Tanti auguri, Inter!
Un giorno da cerchiare sul calendario degli interisti, questo 9 marzo. Esattamente 97 anni fa, alcuni soci dissidenti del Milan Football and Cricket Club si riunivano nell’albergo-ristorante Orologio per dar vita ad un nuovo sodalizio calcistico, chiamato Internazionale proprio per contrapporsi con una nuova mentalità, più aperta all’estero, alla politica autarchica della società madre, avversa agli stranieri in squadra. Ora, che l’Inter si presenta in campo anche con undici stranieri, verrebbe da pensare ch’era tutto scritto. La nuova società sportiva milanese che, come diceva l’avv.Peppino Prisco, non ha mai rinnegato le sue ‘umili origini’, fu subito sposata dai più bei nomi dell’aristocrazia milanese. Come colori, furono scelti il nero della notte e l’azzurro del cielo e, come simbolo, un cerchio d’oro nel quale il pittore Giorgio Muggiani riuscì ad intrecciare le quattro iniziali della società, FCIM. Gli inizi furono fortunati: nel 1910, a meno di due anni dalla fondazione, arrivò il primo scudetto e poi titoli ad ogni decennio, mentre il Milan era precipitato in una crisi che lo lasciò senza vittorie per 44 anni. Nel primo dopoguerra, invece, le due milanesi tornarono a vincere, disputandosi a suon di scudetti l’eredità del grande Torino. Poi giunse l’Inter più grande, quella euromondiale di Angelo Moratti e di Helenio Herrera, che chiuse trionfalmente gli anni ’60. Ma oggi, in questi tempi di vacche magre, c’è poca voglia di celebrare il 97° anniversario, così come tre settimane fa non si festeggiò nemmeno il decennale della proprietà Moratti. Oggi i tifosi più anziani trovano pace soltanto viaggiando nella memoria di un albo d’oro ingiallito dal tempo, mentre i più giovani anelano, con entusiamo disarmante ma mai disarmato, al ritorno all’antico splendore, quando nerazzurro era il colore del Pianeta. Ma tra passato e futuro c’è un presente ancora tutto da scrivere, incastonato come un diamante in una partita da non sbagliare, quell’Inter-Porto che il 15 marzo vedrà San Siro ancora una volta tutto esaurito. Da lì si riparte, perchè solo se l’Inter ricomincerà a vincere si tornerà a festeggiare.
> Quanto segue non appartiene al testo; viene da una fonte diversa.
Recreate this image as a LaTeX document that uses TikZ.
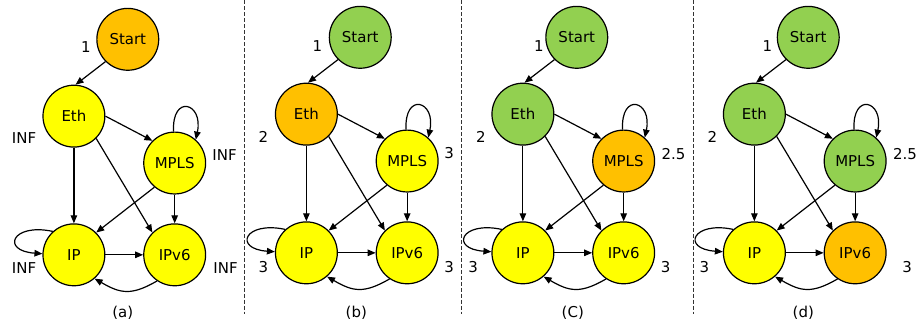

La prima Inter “deitalianizzata” che ho visto era una compagine di stranieri demotivati che soccombeva nella primavera del 1999 all’Arechi di Salerno contro una Salernitana scatenata e guidata da Giampaolo, Breda e Di Michele. Ricordo con tristezza quel pomeriggio, forse perchè si trattava di uno dei tanti rientri trionfanti di Ronaldo, forse perchè si cominciava ad avere dubbi su Pagliuca (chiedere a Mazzone come è finita) o forse perchè non riuscivamo nemmeno a tenere il conto degli allenatori cambiati durante la stagione. Domenica contro il Lecce mi sono accorto che non c’erano italiani in campo verso il ventesimo e la cosa mi ha colpito. Sarebbe operazione lunga e noiosa l’individuare le cause che hanno portato alla scomparsa delle bandiere, dei giovani italiani lanciati in coppa dei campioni, dei giocatori dall’uno all’undici citati a memoria anche 100 anni più tardi. Lo chiamano calcio globale, calcio-business, calcio-Tv dipendente: io preferisco chiamarlo calcio artificiale. Dicono che tale processo investe inevitabilmente ogni settore economico del sistema produttivo: qui sta a mio parere l’errore, considerare il calcio un tassello del sistema economico-produttivo, per cui il fattore denaro è sempre più decisivo rispetto ai valori umani ancor prima di quelli tecnici. Come non pensare a Zenga che scende in campo a 20 anni direttamente dalla curva nord. Come dimenticarsi di Nicolino Berti che non mancava mai all’appuntamento con il gol nei derby, come non rammaricarsi che non ci sia più un Angelo Orlando che correva, correva, correva e scaldava il pubblico manco fosse un 10 brasiliano. Non si vogliono assolutamente proporre moralismi scontati del tipo “si stava meglio quando si stava peggio” ma ahinoi i fatti sono sotto gli occhi di tutti. Servono capisaldi, giocatori interisti dalla nascita o che lo diventino, uno zoccolo duro che conosca i discorsi da bar del lunedi e capisca quanto un interista sia feli ce se si batte la Juve. Un dato su tutti: il Milan vince scudetti, Champions e derby e da 20 anni ci sono 3 o 4 nomi che non mancano mai. Potremmo magari imparare qualcosina dagli odiati cugini (e dire ciò non sapete quanto mi faccia male).